PCI-SIG (the Peripheral Component Interconnect Special Interest Group), defines PCI Express as "...an open specification designed from the start to address the wide range of current and future system interconnect requirements of multiple market segments in the computing and communications industries. The PCI Express Architecture defines a flexible, scalable, high-speed, serial, point-to-point, hot pluggable/hot swappable interconnect that is software-compatible with PCI."

That's a pretty dense specification summary, so we'll go over it at a bit more length.  Firstly, PCI Express is an open specification, meaning anyone can implement PCI Express.  Although Intel will be the first manufacturer to debut the technology, representatives at NVIDIA have commented that the firm will also support PCI Express in an upcoming version of the nForce3 chipset once Intel unveils the Grantsdale and Alderwood chipsets.  Moreover, SiS already announced its own 965 South Bridge, which incorporates two PCI Express 1x connectors, in addition to eight-channel audio, four-port Serial ATA, and integrated Gigabit Ethernet. 

Secondly, PCI Express is flexible.  That is, its architectural design facilitates the ability to scale by adding "lanes."  Initial implementations of PCI Express will employ single-lane and 16-lane designs.  Should the need arise, there's also a 32-lane specification for even higher levels of bandwidth.  As it stands, the 16x slot offers 4GB per second of throughput, both up and down the pipeline, over double the amount of AGP 8x.

Finally, PCI Express is high-speed, serial, and point-to-point.  Existing platforms that employ PCI share the interface's 133MB per second, however, PCI Express enables a >200MB per second between each 1x slot and the platform's core logic.  The PCI-SIG explains the interface's serial nature by saying, "Serial bus architectures deliver more bandwidth per pin than parallel bus architectures, and they scale more easily to higher bandwidths. Serial bus architectures enable a network of dedicated point-to-point links between devices as opposed to the multi-drop basis of parallel bus architectures. This eliminates the need for bus arbitration, provides deterministic low latency, and greatly simplifies hot plug/hot swap system implementations."

Of course, PCI Express won't replace PCI overnight.  Rather, the two interfaces will co-exist for some time.
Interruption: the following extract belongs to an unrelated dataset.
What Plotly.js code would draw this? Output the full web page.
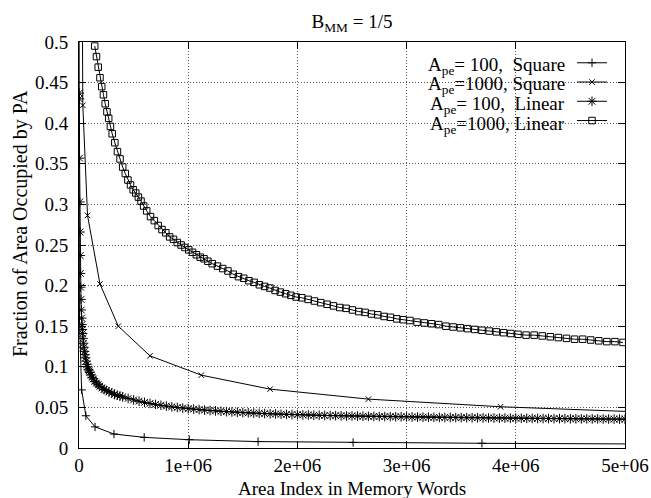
<!DOCTYPE html>
<html>
<head>
<meta charset="utf-8">
<script src="https://cdn.plot.ly/plotly-3.0.1.min.js"></script>
<style>html,body{margin:0;padding:0;background:#fff;}#chart{width:651px;height:498px;}</style>
</head>
<body>
<div id="chart"></div>
<script>
// ---- data ----
const chartTitle = 'B<sub>MM</sub> = 1/5';
const xTitle = 'Area Index in Memory Words';
const yTitle = 'Fraction of Area Occupied by PA';
const seriesLabels = [
  'A<sub>pe</sub>=\u00a0100,\u00a0\u00a0Square',
  'A<sub>pe</sub>=1000,\u00a0Square',
  'A<sub>pe</sub>=\u00a0100,\u00a0\u00a0Linear',
  'A<sub>pe</sub>=1000,\u00a0Linear'
];
const xTickVals = [0, 1000000, 2000000, 3000000, 4000000, 5000000];
const xTickText = ['0', '1e+06', '2e+06', '3e+06', '4e+06', '5e+06'];

// A_pe = 100, Square
const xSq100 = [256, 4000, 24000, 63000, 147000, 320000, 597000, 1010000, 1640000, 2510000, 3690000, 5200000];
const ySq100 = [0.64, 0.16, 0.0716, 0.0397, 0.026, 0.0172, 0.0131, 0.0102, 0.0079, 0.0068, 0.0058, 0.0049];

// A_pe = 1000, Square
const xSq1000 = [4300, 35000, 78000, 192000, 360000, 650000, 1120000, 1750000, 2650000, 3860000, 5500000];
const ySq1000 = [1.25, 0.422, 0.2865, 0.202, 0.150, 0.1135, 0.0897, 0.0725, 0.0602, 0.0508, 0.0426];

// A_pe = 100, Linear
const xLin100 = [2000,3000,5000,7000,9000,11000,13000,15000,18000,21000,24000,27000,30000,33000,37000,41000,45000,50000,55000,60000,66000,72000,78000,85000,92000,100000,110000,120000,132000,145000,160000,175000,190000,210000,230000,250000,275000,300000,325000,350000,375000,
400000,450000,500000,550000,600000,650000,700000,750000,800000,850000,900000,950000,1000000,
1050000,1100000,1150000,1200000,1250000,1300000,1350000,1400000,1450000,1500000,
1550000,1600000,1650000,1700000,1750000,1800000,1850000,1900000,1950000,2000000,
2050000,2100000,2150000,2200000,2250000,2300000,2350000,2400000,2450000,2500000,
2550000,2600000,2650000,2700000,2750000,2800000,2850000,2900000,2950000,3000000,
3050000,3100000,3150000,3200000,3250000,3300000,3350000,3400000,3450000,3500000,
3550000,3600000,3650000,3700000,3750000,3800000,3850000,3900000,3950000,4000000,
4050000,4100000,4150000,4200000,4250000,4300000,4350000,4400000,4450000,4500000,
4550000,4600000,4650000,4700000,4750000,4800000,4850000,4900000,4950000,5000000];
const yLin100 = [0.437,0.430,0.357,0.303,0.266,0.237,0.215,0.198,0.183,0.170,0.160,0.152,0.146,0.141,0.135,0.129,0.124,0.119,0.115,0.111,0.107,0.103,0.100,0.097,0.095,0.093,0.090,0.087,0.085,0.082,0.080,0.078,0.076,0.074,0.072,0.071,0.069,0.068,0.066,0.065,0.064,
0.0630,0.0610,0.0592,0.0576,0.0562,0.0549,0.0537,0.0526,0.0516,0.0507,0.0499,0.0492,0.0485,
0.0479,0.0473,0.0467,0.0462,0.0457,0.0452,0.0448,0.0444,0.0440,0.0436,
0.0433,0.0430,0.0427,0.0424,0.0421,0.0419,0.0416,0.0414,0.0412,0.0410,
0.0408,0.0406,0.0404,0.0403,0.0401,0.0400,0.0398,0.0397,0.0395,0.0394,
0.0393,0.0391,0.0390,0.0389,0.0388,0.0387,0.0386,0.0385,0.0384,0.0383,
0.0382,0.0381,0.0380,0.0379,0.0378,0.0377,0.0376,0.0376,0.0375,0.0374,
0.0373,0.0372,0.0372,0.0371,0.0370,0.0369,0.0369,0.0368,0.0367,0.0367,
0.0366,0.0365,0.0365,0.0364,0.0363,0.0363,0.0362,0.0362,0.0361,0.0360,
0.0360,0.0359,0.0359,0.0358,0.0358,0.0357,0.0357,0.0356,0.0356,0.0355];

// A_pe = 1000, Linear
const xLin1000 = [144000,160000,176000,192000,208000,224000,240000,256000,272000,288000,
304000,328000,352000,376000,400000,424000,448000,472000,496000,520000,544000,568000,592000,
620000,655000,690000,725000,760000,795000,830000,865000,900000,935000,970000,1005000,1040000,1075000,1110000,1145000,1180000,
1220000,1268000,1316000,1364000,1412000,1460000,1508000,1556000,1604000,1652000,1700000,1748000,1796000,1844000,1892000,1940000,1988000,
2040000,2098000,2156000,2214000,2272000,2330000,2388000,2446000,2504000,2562000,2620000,2678000,2736000,2794000,2852000,2910000,2968000,
3030000,3096000,3162000,3228000,3294000,3360000,3426000,3492000,3558000,3624000,3690000,3756000,3822000,3888000,3954000,
4020000,4094000,4168000,4242000,4316000,4390000,4464000,4538000,4612000,4686000,4760000,4834000,4908000,4982000];
const yLin1000 = [0.495,0.482,0.469,0.456,0.445,0.435,0.424,0.414,0.406,0.396,
0.387,0.376,0.365,0.356,0.346,0.338,0.330,0.324,0.318,0.314,0.309,0.304,0.298,
0.292,0.285,0.280,0.274,0.269,0.265,0.260,0.257,0.253,0.250,0.247,0.244,0.241,0.238,0.235,0.233,0.230,
0.227,0.224,0.221,0.218,0.214,0.211,0.209,0.206,0.204,0.201,0.199,0.197,0.194,0.192,0.190,0.188,0.186,
0.185,0.183,0.181,0.179,0.177,0.175,0.173,0.172,0.170,0.168,0.167,0.165,0.164,0.162,0.161,0.159,0.158,
0.157,0.155,0.154,0.153,0.152,0.150,0.149,0.148,0.147,0.146,0.145,0.144,0.143,0.142,0.141,
0.140,0.139,0.139,0.138,0.137,0.136,0.135,0.134,0.134,0.133,0.132,0.131,0.131,0.130];

// ---- chart ----
const FONT = 'Liberation Serif, Times New Roman, serif';
const FS = 19;
const L = 79, R = 26, T = 42, B = 50;
const PW = 651 - L - R, PH = 498 - T - B;

function mk(x, y, symbol, size) {
  return {
    x: x, y: y, type: 'scatter', mode: 'lines+markers', name: '\u00a0',
    line: {color: '#000', width: 1},
    marker: {symbol: symbol, size: size, color: '#000', line: {color: '#000', width: 1}},
    hoverinfo: 'skip'
  };
}

const traces = [
  mk(xSq100, ySq100, 'cross-thin-open', 6),
  mk(xSq1000, ySq1000, 'x-thin-open', 5.5),
  mk(xLin100, yLin100, 'asterisk-open', 8),
  mk(xLin1000, yLin1000, 'square-open', 6.5)
];

const rowsPx = [66, 85.5, 105, 124.5];
const annotations = seriesLabels.map((t, i) => ({
  text: t, xref: 'paper', yref: 'paper',
  x: (567 - L) / PW, y: (498 - B - rowsPx[i]) / PH,
  xanchor: 'right', yanchor: 'middle', showarrow: false,
  font: {family: FONT, size: FS, color: '#000'}
}));
annotations.push({
  text: xTitle, xref: 'paper', yref: 'paper',
  x: 0.5, y: (498 - B - 488) / PH, xanchor: 'center', yanchor: 'middle',
  showarrow: false, font: {family: FONT, size: FS, color: '#000'}
});
annotations.push({
  text: yTitle, xref: 'paper', yref: 'paper', textangle: -90,
  x: (20 - L) / PW, y: (498 - B - 224) / PH, xanchor: 'center', yanchor: 'middle',
  showarrow: false, font: {family: FONT, size: 20, color: '#000'}
});

const gridStyle = {gridcolor: '#555', griddash: '1px,2px', gridwidth: 1};

const layout = {
  width: 651, height: 498,
  margin: {l: L, r: R, t: T, b: B},
  paper_bgcolor: '#fff', plot_bgcolor: '#fff',
  font: {family: FONT, size: FS, color: '#000'},
  title: {text: chartTitle, font: {family: FONT, size: FS, color: '#000'},
          x: 0.5, xref: 'paper', y: 1 - 21 / 498, yref: 'container', yanchor: 'middle'},
  showlegend: true,
  legend: {x: (572 - L) / PW, y: 0.975 + 4 / PH, xanchor: 'left', yanchor: 'top',
           bgcolor: 'rgba(0,0,0,0)', borderwidth: 0, font: {family: FONT, size: 12.5},
           tracegroupgap: 0},
  annotations: annotations,
  xaxis: Object.assign({
    range: [0, 5000000], tickvals: xTickVals, ticktext: xTickText,
    showline: true, linecolor: '#000', linewidth: 1, mirror: 'allticks',
    ticks: 'inside', ticklen: 7, tickcolor: '#000', zeroline: false,
    ticklabelstandoff: 0, ticklabeloverflow: 'allow',
    automargin: false
  }, gridStyle),
  yaxis: Object.assign({
    range: [0, 0.5], dtick: 0.05, tick0: 0,
    showline: true, linecolor: '#000', linewidth: 1, mirror: 'allticks',
    ticks: 'inside', ticklen: 7, tickcolor: '#000', zeroline: false,
    ticklabelstandoff: 6,
    automargin: false
  }, gridStyle)
};

Plotly.newPlot('chart', traces, layout, {staticPlot: true, displayModeBar: false});
</script>
</body>
</html>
There also shouldn't be any problems when it comes to software support.  PCI Express graphics cards won't require any programming considerations from third-party software developers.  Only those toying with BIOS files and drivers will have to concern themselves with the difference.

NVIDIA's Approach
The bridge chip

Now, there's been a fair bit of debate back and forth between ATI and NVIDIA over the "best" way to move from today's AGP standard to the impending takeover of PCI Express. Jen-Hsun Huang, NVIDIA's CEO, already commented to the effect that the NV4x family is to be natively PCI Express.  However, the PCI Express cards slated to emerge before NV4x will require NVIDIA's own HSI (High Speed Interconnect) bridge chip for compliance.  Four products with the bridge chip have already been announced - the GeForce PCX 5950, the GeForce PCX 5750, the GeForce PCX 5300 (a GeForce FX 5200 with PCI Express support) and a GeForce PCX 4300 (an older GeForce4 MX 440 adapted for PCI Express). 
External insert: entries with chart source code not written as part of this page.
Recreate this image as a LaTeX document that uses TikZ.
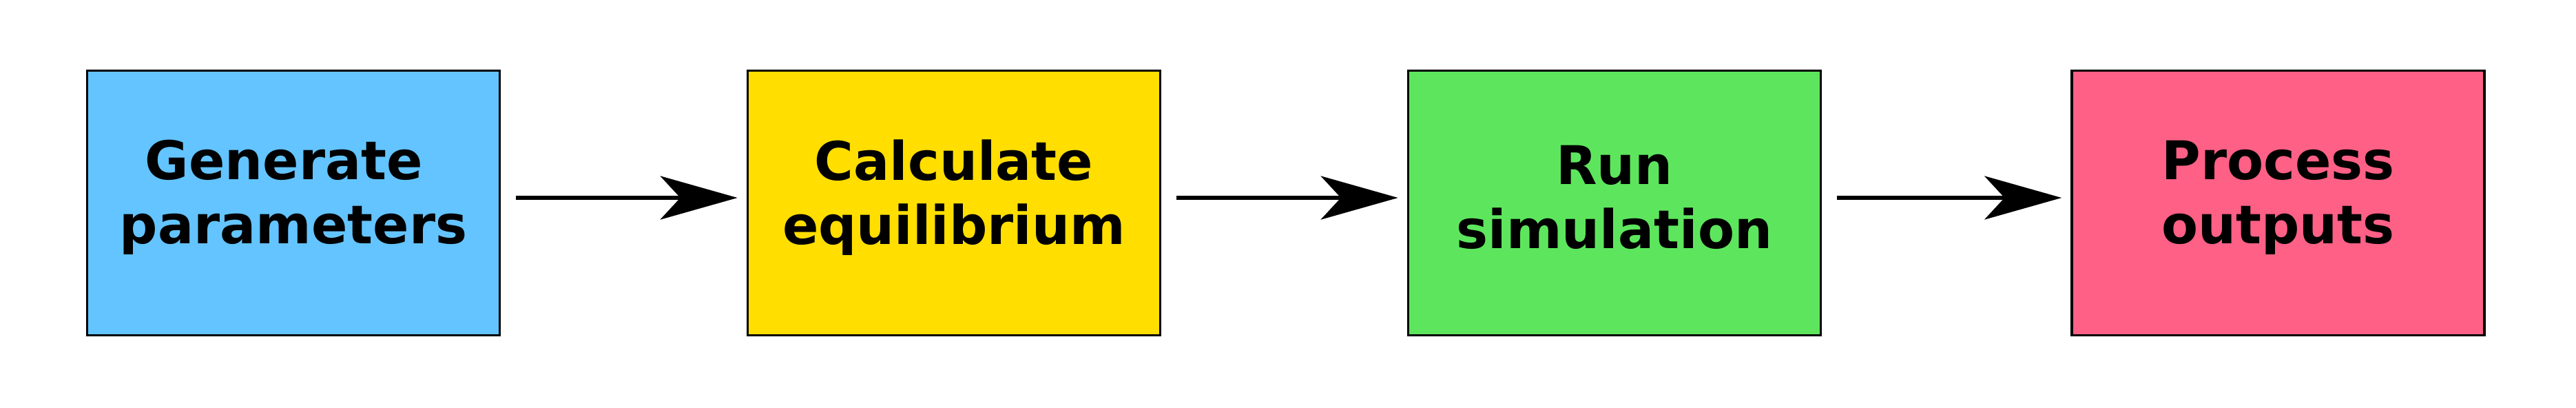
\documentclass[tikz,border=0pt]{standalone}
\usepackage{fontspec}
\setmainfont{DejaVu Sans}
\usepackage{tikz}
\usetikzlibrary{positioning,arrows.meta}

\definecolor{genblue}{RGB}{99,196,255}
\definecolor{calcyellow}{RGB}{255,222,0}
\definecolor{rungreen}{RGB}{93,230,93}
\definecolor{procpink}{RGB}{255,96,134}

\begin{document}
\begin{tikzpicture}[
    stage/.style={draw=black, line width=1pt, minimum width=5.99cm, minimum height=3.84cm,
        inner sep=0pt, align=center, font=\fontsize{22}{26.5}\selectfont\bfseries},
    stagetext/.style={yshift=0.08cm},
    flow/.style={-{Stealth[length=1.12cm, width=0.63cm, inset=0.29cm]}, line width=1.9pt},
]
\useasboundingbox (0,0) rectangle (37.40,5.91);

% Stages
\node[stage, fill=genblue] (gen) at (4.26,2.965) {};
\node[stage, fill=calcyellow, right=3.565cm of gen] (calc) {};
\node[stage, fill=rungreen, right=3.565cm of calc] (run) {};
\node[stage, fill=procpink, right=3.61cm of run] (proc) {};

% Stage labels
\node[stage, draw=none, stagetext] (gentext) at (gen) {Generate\hspace*{0.35em}\\parameters};
\node[stage, draw=none, stagetext] (calctext) at (calc) {Calculate\\equilibrium};
\node[stage, draw=none, stagetext] (runtext) at (run) {Run\\simulation};
\node[stage, draw=none, stagetext] (proctext) at (proc) {Process\\outputs};

% Arrows between stages
\draw[flow] ([xshift=0.22cm, yshift=0.075cm]gen.east) -- ([xshift=-0.13cm, yshift=0.075cm]calc.west);
\draw[flow] ([xshift=0.22cm, yshift=0.075cm]calc.east) -- ([xshift=-0.13cm, yshift=0.075cm]run.west);
\draw[flow] ([xshift=0.22cm, yshift=0.075cm]run.east) -- ([xshift=-0.13cm, yshift=0.075cm]proc.west);
\end{tikzpicture}
\end{document}
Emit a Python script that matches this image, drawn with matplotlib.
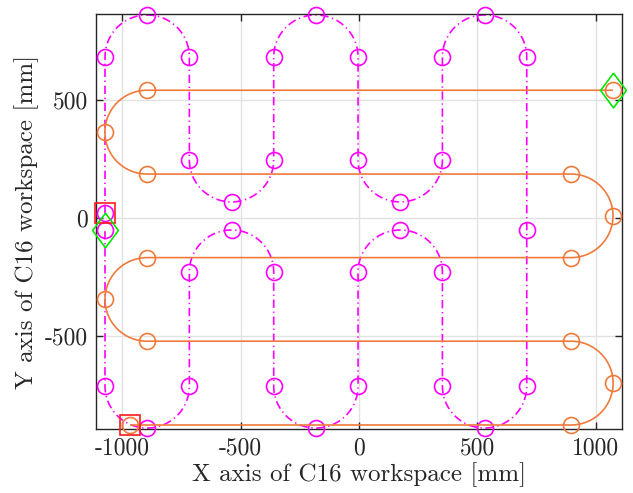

According to NVIDIA, its decision to use the HSI bridge is influenced by a couple of factors.  First, it allows the firm to manufacture one GPU with support for two interfaces.  In the case of its NV3x family, AGP is supported natively.  The HSI bridge provides quick access to PCI Express operability.  When NV4x rolls around with PCI Express support, the same HSI bridge can be reversed for an AGP variant of the board.  It also claims that a bridge chip is cheaper to manufacture, since it precludes the need for two versions of the same GPU - one with AGP support and the other sporting PCI Express. The cost of taping out a graphics processor is reportedly about $1 million dollars, so arguing in favor of economics seems solid given an entire product range comprised of multiple chips that would need to exist in both AGP and PCI Express form.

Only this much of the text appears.